LIMA, Ohio (AP) β€” Rows of sand-colored armored vehicles ready for deployment are parked outside the nation's only tank manufacturing plant. It's where welders and machinists for more than three decades have built the Abrams tank, which former President George W. Bush once called "the most effective armored vehicle in the history of warfare."

But the Pentagon says it will soon have enough tanks and wants to halt production for several years as it wrestles with deep cuts in military spending over the next decade.

Some members of Congress are attempting to restore funding for the tanks and other military weapons in a defense spending bill working its way through Capitol Hill, a move the White House is threatening to veto. The White House says adding more money to the budget will trigger deeper cuts because of an agreement made during a failed congressional attempt last year to reduce the deficit.

Caught in the middle are hundreds of workers at the northern Ohio tank plant who are worried about losing high-paying manufacturing jobs at a time when those positions are scarce.

"It's scary for everybody, but the rumors have flown like that since the day we all hired in," said Paul Matson, a welder who started at the plant in Lima in the early 1980s when there were 3,800 workers and tanks rolled off the assembly lines every day.

Now there are about 800 workers who refurbish the Abrams tanks with new weapons and sophisticated navigation and communications systems, churning out one tank about every two days. The plant also makes the Stryker light-armored vehicle.

The military's plan is to slow production of the M1A2 Abrams until 2014, when it wants to stop ordering them all together for about three years, until it's ready for the next generation of battle tanks. Army officials told lawmakers earlier this year that they must make tough choices.

It's the second straight year the military has sought to end funding for the tank.

"They're dangling this carrot over your head that they can shut you down at any time," said Russ Clewley, president of the United Auto Workers Local 2075, which represents production and skilled trade workers.

Doing that would devastate the plant, its manager said, and might not save much money in the long run.

Halting production for even a couple of years would mean the loss of many skilled trade workers who would most likely be forced to leave Ohio for work elsewhere, said Keith Deters, plant manager at the Joint Systems Manufacturing Center.

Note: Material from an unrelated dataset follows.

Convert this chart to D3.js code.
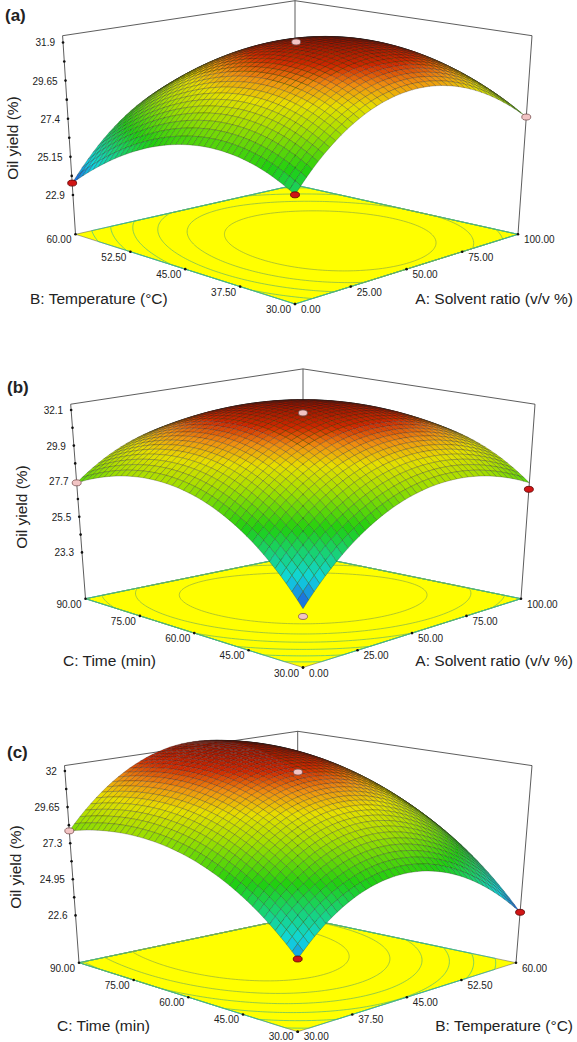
<!DOCTYPE html>
<html>
<head>
<meta charset="utf-8">
<script src="https://cdn.jsdelivr.net/npm/d3@7/dist/d3.min.js"></script>
<style>
  body { margin: 0; background: #fff; }
  text { font-family: "Liberation Sans", Arial, sans-serif; fill: #222; }
</style>
</head>
<body>
<svg id="chart" width="577" height="1042"></svg>
<script>
// ---- data ----
const panelLabels = ["(a)", "(b)", "(c)"];
const rightAxisTitles = ["A: Solvent ratio  (v/v %)", "A: Solvent ratio  (v/v %)", "B: Temperature (\u00B0C)"];
const leftAxisTitles = ["B: Temperature (\u00B0C)", "C: Time (min)", "C: Time (min)"];
const rightTicks = [
  ["0.00", "25.00", "50.00", "75.00", "100.00"],
  ["0.00", "25.00", "50.00", "75.00", "100.00"],
  ["30.00", "37.50", "45.00", "52.50", "60.00"]
];
const leftTicks = [
  ["30.00", "37.50", "45.00", "52.50", "60.00"],
  ["30.00", "45.00", "60.00", "75.00", "90.00"],
  ["30.00", "45.00", "60.00", "75.00", "90.00"]
];
const zTicks = [
  [22.9, 25.15, 27.4, 29.65, 31.9],
  [23.3, 25.5, 27.7, 29.9, 32.1],
  [22.6, 24.95, 27.3, 29.65, 32]
];
const zTickLabels = [
  ["22.9", "25.15", "27.4", "29.65", "31.9"],
  ["23.3", "25.5", "27.7", "29.9", "32.1"],
  ["22.6", "24.95", "27.3", "29.65", "32"]
];
// quadratic model in coded units: b0, bu, bv, buu, bvv, buv
const modelA = [31.9, 1.1, -0.85, -3.5, -2.5, 0.35];
const modelB = [32.1, 0.95, 0.95, -2.8, -2.8, -1.1];
const modelC = [32.0, 0.2, 2.85, -3.8, -2.2, 0.55];
const models = [modelA, modelB, modelC];
// design points: coded u, coded v, yield, marker kind
const designA = [[-1, 1, 23.6, "red"], [-1, -1, 26.0, "red"], [1, -1, 27.5, "pink"], [0, 0, 31.9, "pink"]];
const designB = [[-1, 1, 27.6, "pink"], [1, -1, 27.2, "red"], [-1, -1, 23.1, "pink"], [0, 0, 31.9, "pink"]];
const designC = [[-1, 1, 28.1, "pink"], [1, -1, 22.8, "red"], [-1, -1, 23.5, "red"], [0, 0, 31.9, "pink"]];
const designs = [designA, designB, designC];

// ---- layout of each 3D box (screen positions of box corners) ----
const boxes = [
  { F: [295, 304], L: [75.5, 234.3], R: [518, 234.3], K: [295, 185],
    Ft: [295, 67.9], Lt: [62.6, 35.7], Rt: [532, 35.7], Kt: [295, 0.7],
    zFloor: 20.58, zTop: 32.3, label: [5, 21], titleX: 30, titleY: 304, ztX: 13, ztY: 138 },
  { F: [303, 667.5], L: [85.5, 598.7], R: [521, 598.7], K: [303, 554.4],
    Ft: [303, 436.8], Lt: [70.7, 404.2], Rt: [535, 404.2], Kt: [303, 368.9],
    zFloor: 20.44, zTop: 32.46, label: [7, 393], titleX: 63, titleY: 666, ztX: 22, ztY: 507 },
  { F: [297.7, 1031.7], L: [79, 962.7], R: [516, 962.7], K: [297.7, 917],
    Ft: [297.7, 797.3], Lt: [64.5, 765.6], Rt: [532, 765.6], Kt: [297.7, 731.3],
    zFloor: 19.52, zTop: 32.35, label: [7, 758], titleX: 57, titleY: 1031, ztX: 16, ztY: 867 }
];

const svg = d3.select("#chart");
const N = 40;
const coded = d3.scaleLinear().domain([0, 1]).range([-1, 1]);

function bil(P, u, v) {
  return [
    P.F[0] * (1 - u) * (1 - v) + P.R[0] * u * (1 - v) + P.L[0] * (1 - u) * v + P.K[0] * u * v,
    P.F[1] * (1 - u) * (1 - v) + P.R[1] * u * (1 - v) + P.L[1] * (1 - u) * v + P.K[1] * u * v
  ];
}

boxes.forEach((bx, pi) => {
  const m = models[pi];
  const f = (u, v) => {
    const x = coded(u), y = coded(v);
    return m[0] + m[1] * x + m[2] * y + m[3] * x * x + m[4] * y * y + m[5] * x * y;
  };
  const tz = d3.scaleLinear().domain([bx.zFloor, bx.zTop]).range([0, 1]);
  const floorQ = { F: bx.F, L: bx.L, R: bx.R, K: bx.K };
  const topQ = { F: bx.Ft, L: bx.Lt, R: bx.Rt, K: bx.Kt };
  const proj = (u, v, z) => {
    const a = bil(floorQ, u, v), b = bil(topQ, u, v), t = tz(z);
    return [a[0] + (b[0] - a[0]) * t, a[1] + (b[1] - a[1]) * t];
  };
  const g = svg.append("g");

  const vals = [];
  for (let j = 0; j <= N; j++) for (let i = 0; i <= N; i++) vals.push(f(i / N, j / N));
  const zmin = d3.min(vals), zmax = d3.max(vals);
  const color = d3.scaleLinear()
    .domain([0, 0.15, 0.4, 0.6, 0.72, 0.82, 0.91, 1].map(d => zmin + d * (zmax - zmin)))
    .range(["#2050e0", "#10d8e0", "#20d010", "#a8e000", "#e8e000", "#f09010", "#d02800", "#9a1400"])
    .clamp(true);
  const contourColor = d3.scaleLinear().domain([zmin, zmax]).range(["#10c0b0", "#a8a828"]);

  // back vertical, side verticals and top back edges
  const edge = (p, q) => g.append("line").attr("x1", p[0]).attr("y1", p[1]).attr("x2", q[0]).attr("y2", q[1])
    .attr("stroke", "#333").attr("stroke-width", 0.8);
  edge(bx.K, bx.Kt); edge(bx.Lt, bx.Kt); edge(bx.Kt, bx.Rt); edge(bx.L, bx.Lt); edge(bx.R, bx.Rt);

  // floor
  g.append("polygon").attr("points", [bx.F, bx.R, bx.K, bx.L].map(p => p.join(",")).join(" "))
    .attr("fill", "#ffff00").attr("stroke", "#555").attr("stroke-width", 0.5);

  // floor contours
  const M = 80, cv = [];
  for (let j = 0; j < M; j++) for (let i = 0; i < M; i++) cv.push(f(i / (M - 1), j / (M - 1)));
  const levels = d3.range(1, 7).map(k => zmin + (zmax - zmin) * k / 7.2);
  const contours = d3.contours().size([M, M]).thresholds(levels)(cv);
  const clamp01 = d3.scaleLinear().domain([0.5, M - 0.5]).range([0, 1]).clamp(true);
  contours.forEach(c => {
    const path = c.coordinates.map(poly => poly.map(ring =>
      "M" + ring.map(p => bil(floorQ, clamp01(p[0]), clamp01(p[1])).join(",")).join("L") + "Z").join("")).join("");
    g.append("path").attr("d", path).attr("fill", "none")
      .attr("stroke", contourColor(c.value)).attr("stroke-width", 0.8).attr("opacity", 0.85);
  });

  // floor ticks and labels
  rightTicks[pi].forEach((lab, k) => {
    const p = bil(floorQ, k / 4, 0);
    g.append("circle").attr("cx", p[0]).attr("cy", p[1]).attr("r", 1.3).attr("fill", "#111");
    g.append("text").attr("x", p[0] + 6).attr("y", Math.min(p[1] + 9, 1040)).attr("font-size", 10).text(lab);
  });
  leftTicks[pi].forEach((lab, k) => {
    const p = bil(floorQ, 0, k / 4);
    g.append("circle").attr("cx", p[0]).attr("cy", p[1]).attr("r", 1.3).attr("fill", "#111");
    g.append("text").attr("x", p[0] - 4).attr("y", Math.min(p[1] + 9, 1040)).attr("text-anchor", "end").attr("font-size", 10).text(lab);
  });

  // z axis ticks on left vertical
  const zt = zTicks[pi];
  d3.range(0, 4.01, 0.5).forEach(k => {
    const z = zt[0] + (zt[4] - zt[0]) * k / 4;
    const p = proj(0, 1, z);
    g.append("circle").attr("cx", p[0]).attr("cy", p[1]).attr("r", 1.3).attr("fill", "#111");
    if (Number.isInteger(k)) {
      g.append("text").attr("x", p[0] - 8).attr("y", p[1] + 4).attr("text-anchor", "end")
        .attr("font-size", 10).text(zTickLabels[pi][k]);
    }
  });

  // surface quads, painter's order: far first
  const quads = [];
  for (let j = 0; j < N; j++) for (let i = 0; i < N; i++) {
    const u0 = i / N, u1 = (i + 1) / N, v0 = j / N, v1 = (j + 1) / N;
    const z00 = vals[j * (N + 1) + i], z10 = vals[j * (N + 1) + i + 1],
          z01 = vals[(j + 1) * (N + 1) + i], z11 = vals[(j + 1) * (N + 1) + i + 1];
    const zc = (z00 + z10 + z01 + z11) / 4;
    const dzu = ((z10 + z11) - (z00 + z01)) / 2 / (zmax - zmin) * 6;
    const dzv = ((z01 + z11) - (z00 + z10)) / 2 / (zmax - zmin) * 6;
    const shade = 1 / Math.sqrt(1 + dzu * dzu + dzv * dzv);
    quads.push({
      d: u0 + v0,
      pts: [proj(u0, v0, z00), proj(u1, v0, z10), proj(u1, v1, z11), proj(u0, v1, z01)],
      fill: d3.color(color(zc)).darker((1 - shade) * 0.5)
    });
  }
  quads.sort((a, b) => b.d - a.d);
  g.append("g").selectAll("polygon").data(quads).join("polygon")
    .attr("points", d => d.pts.map(p => p[0].toFixed(2) + "," + p[1].toFixed(2)).join(" "))
    .attr("fill", d => d.fill)
    .attr("stroke", "#1a1a1a").attr("stroke-width", 0.35).attr("stroke-opacity", 0.7);

  // design points
  designs[pi].forEach(dp => {
    const p = proj((dp[0] + 1) / 2, (dp[1] + 1) / 2, dp[2]);
    g.append("ellipse").attr("cx", p[0]).attr("cy", p[1]).attr("rx", 4.5).attr("ry", 3)
      .attr("fill", dp[3] === "red" ? "#d01515" : "#f2c4c4")
      .attr("stroke", dp[3] === "red" ? "#5a0000" : "#7a5050").attr("stroke-width", 0.8);
  });

  // titles
  g.append("text").attr("x", bx.label[0]).attr("y", bx.label[1]).attr("font-size", 17)
    .attr("font-weight", "bold").text(panelLabels[pi]);
  g.append("text").attr("x", bx.titleX).attr("y", bx.titleY).attr("font-size", 15.5).text(leftAxisTitles[pi]);
  g.append("text").attr("x", 573).attr("y", bx.titleY).attr("text-anchor", "end")
    .attr("font-size", 15.5).text(rightAxisTitles[pi]);
  g.append("text").attr("transform", `translate(${bx.ztX},${bx.ztY}) rotate(-90)`)
    .attr("text-anchor", "middle").attr("dy", "0.35em").attr("font-size", 15.5).text("Oil yield (%)");
});
</script>
</body>
</html>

Lima, about 80 miles south of Toledo, was built around factories that made locomotives, car engines and auto parts. Not only is the tank plant a source of pride, it provides some of the best paying jobs in an area hit hard by manufacturing losses felt throughout the Rust Belt.

Rebuilding the tank plant's network of 800 suppliers nationwide would be a challenge too, Deters said.

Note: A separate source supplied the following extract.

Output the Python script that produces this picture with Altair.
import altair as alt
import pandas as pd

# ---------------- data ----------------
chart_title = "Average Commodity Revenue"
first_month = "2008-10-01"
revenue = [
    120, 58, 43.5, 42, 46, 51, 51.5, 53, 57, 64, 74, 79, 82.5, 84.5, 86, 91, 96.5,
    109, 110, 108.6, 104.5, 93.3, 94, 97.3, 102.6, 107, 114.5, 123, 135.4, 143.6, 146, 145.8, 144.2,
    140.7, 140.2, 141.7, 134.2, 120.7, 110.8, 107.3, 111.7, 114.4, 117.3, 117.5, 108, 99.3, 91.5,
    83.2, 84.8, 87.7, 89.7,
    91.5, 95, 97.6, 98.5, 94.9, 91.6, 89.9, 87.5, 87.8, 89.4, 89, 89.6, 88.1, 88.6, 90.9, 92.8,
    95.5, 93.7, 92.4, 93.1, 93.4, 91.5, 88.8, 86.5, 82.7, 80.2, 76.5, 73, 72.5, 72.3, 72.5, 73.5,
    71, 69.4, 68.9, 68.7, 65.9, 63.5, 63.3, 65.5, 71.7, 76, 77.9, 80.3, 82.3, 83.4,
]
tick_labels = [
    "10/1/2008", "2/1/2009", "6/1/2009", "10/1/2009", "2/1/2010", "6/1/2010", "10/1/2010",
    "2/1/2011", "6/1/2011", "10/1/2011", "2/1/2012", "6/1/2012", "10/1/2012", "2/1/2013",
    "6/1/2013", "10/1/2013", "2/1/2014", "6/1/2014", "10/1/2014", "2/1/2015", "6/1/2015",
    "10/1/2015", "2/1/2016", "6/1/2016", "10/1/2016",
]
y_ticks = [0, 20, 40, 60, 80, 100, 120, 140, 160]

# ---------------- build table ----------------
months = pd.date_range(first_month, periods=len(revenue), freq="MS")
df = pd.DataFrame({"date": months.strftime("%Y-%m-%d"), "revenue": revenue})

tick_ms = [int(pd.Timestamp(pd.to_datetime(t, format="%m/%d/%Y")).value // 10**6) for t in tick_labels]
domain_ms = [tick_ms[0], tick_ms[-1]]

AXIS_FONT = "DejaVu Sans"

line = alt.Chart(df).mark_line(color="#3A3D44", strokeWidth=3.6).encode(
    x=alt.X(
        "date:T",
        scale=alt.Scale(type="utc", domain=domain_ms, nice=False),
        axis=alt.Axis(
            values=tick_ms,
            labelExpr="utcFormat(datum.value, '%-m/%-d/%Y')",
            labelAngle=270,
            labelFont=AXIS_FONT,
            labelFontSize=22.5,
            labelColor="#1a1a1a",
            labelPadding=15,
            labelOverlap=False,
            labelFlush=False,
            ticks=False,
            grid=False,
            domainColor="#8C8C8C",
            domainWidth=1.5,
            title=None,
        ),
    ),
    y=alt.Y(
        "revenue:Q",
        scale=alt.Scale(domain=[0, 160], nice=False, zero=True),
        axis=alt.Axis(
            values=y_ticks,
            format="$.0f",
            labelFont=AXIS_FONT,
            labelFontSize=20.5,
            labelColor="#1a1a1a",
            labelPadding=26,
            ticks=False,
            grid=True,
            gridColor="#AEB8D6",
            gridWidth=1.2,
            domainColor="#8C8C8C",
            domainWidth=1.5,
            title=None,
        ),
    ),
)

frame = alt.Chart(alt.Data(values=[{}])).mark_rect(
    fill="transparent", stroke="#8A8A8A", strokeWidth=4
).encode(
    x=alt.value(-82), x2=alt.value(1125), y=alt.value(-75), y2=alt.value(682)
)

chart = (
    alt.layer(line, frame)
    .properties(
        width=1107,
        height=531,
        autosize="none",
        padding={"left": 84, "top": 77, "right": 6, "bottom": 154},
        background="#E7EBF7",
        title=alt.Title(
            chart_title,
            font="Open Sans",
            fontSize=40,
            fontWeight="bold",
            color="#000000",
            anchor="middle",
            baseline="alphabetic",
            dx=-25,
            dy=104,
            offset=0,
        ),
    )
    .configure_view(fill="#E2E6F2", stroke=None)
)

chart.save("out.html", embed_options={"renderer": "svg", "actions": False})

"It's a much more costly issue than shutting the switch off, preserving the equipment and coming back and trying to hire new people," Deters said. "I don't know how that'd ever work. It'd take years."

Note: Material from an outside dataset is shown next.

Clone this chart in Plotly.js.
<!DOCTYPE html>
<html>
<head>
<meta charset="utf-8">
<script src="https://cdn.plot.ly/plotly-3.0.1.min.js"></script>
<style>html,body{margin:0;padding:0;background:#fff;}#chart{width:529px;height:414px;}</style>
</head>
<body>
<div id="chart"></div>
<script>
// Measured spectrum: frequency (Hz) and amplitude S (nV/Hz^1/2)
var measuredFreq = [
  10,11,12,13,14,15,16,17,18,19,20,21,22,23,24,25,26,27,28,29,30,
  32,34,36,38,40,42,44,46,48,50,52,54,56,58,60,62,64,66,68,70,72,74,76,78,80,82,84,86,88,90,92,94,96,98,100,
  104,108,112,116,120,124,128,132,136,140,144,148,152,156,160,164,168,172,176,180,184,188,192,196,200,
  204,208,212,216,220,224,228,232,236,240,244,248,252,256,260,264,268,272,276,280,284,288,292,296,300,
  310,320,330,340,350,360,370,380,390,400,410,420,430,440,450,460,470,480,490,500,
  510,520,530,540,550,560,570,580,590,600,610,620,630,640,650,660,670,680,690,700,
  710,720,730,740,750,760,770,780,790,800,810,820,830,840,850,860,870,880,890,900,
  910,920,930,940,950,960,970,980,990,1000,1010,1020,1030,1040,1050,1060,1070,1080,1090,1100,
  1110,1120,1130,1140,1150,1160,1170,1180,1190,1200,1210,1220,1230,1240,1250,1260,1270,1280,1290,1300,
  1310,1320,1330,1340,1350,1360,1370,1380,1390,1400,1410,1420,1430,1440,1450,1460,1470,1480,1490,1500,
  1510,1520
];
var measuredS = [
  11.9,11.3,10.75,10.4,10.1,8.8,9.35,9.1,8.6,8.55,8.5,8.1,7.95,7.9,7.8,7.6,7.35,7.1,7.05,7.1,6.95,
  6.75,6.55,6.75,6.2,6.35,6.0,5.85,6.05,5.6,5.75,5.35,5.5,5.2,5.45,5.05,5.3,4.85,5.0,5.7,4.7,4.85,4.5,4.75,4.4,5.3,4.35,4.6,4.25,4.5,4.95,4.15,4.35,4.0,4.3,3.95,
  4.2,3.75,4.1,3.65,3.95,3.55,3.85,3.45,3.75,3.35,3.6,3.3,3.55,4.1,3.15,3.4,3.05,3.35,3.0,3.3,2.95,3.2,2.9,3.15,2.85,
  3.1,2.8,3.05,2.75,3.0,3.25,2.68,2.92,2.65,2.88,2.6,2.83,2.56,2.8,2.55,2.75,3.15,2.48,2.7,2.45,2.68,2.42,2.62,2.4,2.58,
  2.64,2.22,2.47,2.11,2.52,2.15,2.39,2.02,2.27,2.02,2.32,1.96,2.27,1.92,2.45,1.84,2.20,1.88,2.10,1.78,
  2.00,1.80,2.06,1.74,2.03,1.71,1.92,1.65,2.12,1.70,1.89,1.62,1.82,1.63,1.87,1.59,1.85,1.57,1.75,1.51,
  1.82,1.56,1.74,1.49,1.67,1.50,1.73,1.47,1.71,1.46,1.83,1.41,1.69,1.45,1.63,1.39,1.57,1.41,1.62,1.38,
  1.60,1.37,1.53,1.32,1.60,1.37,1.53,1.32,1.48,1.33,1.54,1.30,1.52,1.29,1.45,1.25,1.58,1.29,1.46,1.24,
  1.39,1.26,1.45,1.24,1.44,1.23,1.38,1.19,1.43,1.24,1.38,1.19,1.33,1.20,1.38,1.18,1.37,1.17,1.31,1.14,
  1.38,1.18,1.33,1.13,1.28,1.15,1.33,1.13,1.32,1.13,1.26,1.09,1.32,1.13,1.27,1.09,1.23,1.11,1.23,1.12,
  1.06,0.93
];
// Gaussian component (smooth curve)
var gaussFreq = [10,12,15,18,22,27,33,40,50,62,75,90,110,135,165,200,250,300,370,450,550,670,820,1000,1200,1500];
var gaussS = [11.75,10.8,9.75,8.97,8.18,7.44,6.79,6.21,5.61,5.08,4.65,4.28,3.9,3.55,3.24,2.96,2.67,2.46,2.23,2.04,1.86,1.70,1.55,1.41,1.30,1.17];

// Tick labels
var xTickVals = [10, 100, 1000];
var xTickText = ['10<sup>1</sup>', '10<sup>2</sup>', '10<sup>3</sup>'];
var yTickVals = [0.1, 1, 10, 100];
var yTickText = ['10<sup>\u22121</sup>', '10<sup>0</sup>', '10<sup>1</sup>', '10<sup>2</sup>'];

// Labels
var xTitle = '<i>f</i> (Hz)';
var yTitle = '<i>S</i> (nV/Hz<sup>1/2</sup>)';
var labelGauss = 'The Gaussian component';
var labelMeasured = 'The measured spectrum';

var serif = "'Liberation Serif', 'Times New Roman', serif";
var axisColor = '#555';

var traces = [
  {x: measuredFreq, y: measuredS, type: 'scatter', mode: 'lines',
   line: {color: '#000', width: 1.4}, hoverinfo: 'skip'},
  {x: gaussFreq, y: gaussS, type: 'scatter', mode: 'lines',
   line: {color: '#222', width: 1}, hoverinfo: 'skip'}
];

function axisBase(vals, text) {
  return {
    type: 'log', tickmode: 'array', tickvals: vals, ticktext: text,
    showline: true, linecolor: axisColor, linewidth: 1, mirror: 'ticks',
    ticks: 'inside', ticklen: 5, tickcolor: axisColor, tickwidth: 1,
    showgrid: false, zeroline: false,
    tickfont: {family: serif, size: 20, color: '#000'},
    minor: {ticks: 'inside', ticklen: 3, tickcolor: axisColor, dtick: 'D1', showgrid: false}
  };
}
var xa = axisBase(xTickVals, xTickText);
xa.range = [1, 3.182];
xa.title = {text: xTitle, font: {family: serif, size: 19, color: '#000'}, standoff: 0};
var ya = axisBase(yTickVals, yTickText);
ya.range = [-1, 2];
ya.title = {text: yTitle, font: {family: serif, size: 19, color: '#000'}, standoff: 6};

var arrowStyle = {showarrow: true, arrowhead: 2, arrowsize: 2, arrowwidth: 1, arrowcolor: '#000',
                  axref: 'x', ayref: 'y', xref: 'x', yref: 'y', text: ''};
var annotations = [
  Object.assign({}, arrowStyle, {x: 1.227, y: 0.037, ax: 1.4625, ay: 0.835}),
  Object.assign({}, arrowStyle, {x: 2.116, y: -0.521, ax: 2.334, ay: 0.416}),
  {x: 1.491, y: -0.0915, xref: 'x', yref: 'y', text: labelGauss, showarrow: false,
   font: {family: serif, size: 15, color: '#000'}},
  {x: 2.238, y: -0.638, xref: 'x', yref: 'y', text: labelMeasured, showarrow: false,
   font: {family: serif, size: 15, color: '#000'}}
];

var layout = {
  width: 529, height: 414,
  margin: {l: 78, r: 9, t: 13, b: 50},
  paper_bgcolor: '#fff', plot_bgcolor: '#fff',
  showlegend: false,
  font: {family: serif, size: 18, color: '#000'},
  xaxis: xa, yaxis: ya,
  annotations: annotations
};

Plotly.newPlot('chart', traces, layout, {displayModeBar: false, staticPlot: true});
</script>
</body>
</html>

General Dynamics Corp.'s land systems unit, which operates the government-owned plant, estimates that the cost of shutting down the plant and then restarting it would be $1.6 billion, while keeping it open with minimal production over four years would cost $1.4 billion.

In this undated photo released by the General Dynamics Land System shows the production of an Abrams tank in Lima, Ohio. (AP Photo/HO, General Dynamics Land System)

The Army puts the price of pausing production much lower β€” around $400 million. It thinks the plant could stay open without its orders by building new tanks and upgrading older models for foreign countries such as Saudi Arabia, Israel and Morocco.

Plant operators aren't so sure.

There have been discussions with other countries about future projects, but "it's difficult to plan for work we don't have," Deters said.

U.S. Sen. Rob Portman, R-Ohio, made a pitch for the plant when he met with Israeli Defense Minister Ehud Barak in May. The plant already is doing some work on an armored personnel carrier for the Israeli military.

Portman, a member of the Senate Armed Services Committee and often mentioned as a possible running mate for Republican presidential candidate Mitt Romney, restored $91 million in funding for the plant in the fiscal 2013 defense spending bill. A House version of the bill includes $181 million β€” enough to pay for 33 new tanks.

Both sides will begin working on a compromise spending plan this summer. Portman is hopeful that the final amount for the tank plant will likely be somewhere in the middle, saying the combination of keeping the funding and increased foreign sales should keep it running.

"Mothballing the plant would be disastrous for the community and the military," he said.

What's unknown is whether President Barack Obama would veto the spending bill if it goes far above his proposed budget, as his administration has threatened.

U.S. Rep. Jim Jordan, R-Ohio, one of the House's most conservative members who lobbied for money for the plant, said maintaining the funding isn't about protecting jobs in his district.

"Our No. 1 priority is the defense of the country," he said. "Tanks always have been critical to our national defense, always will be."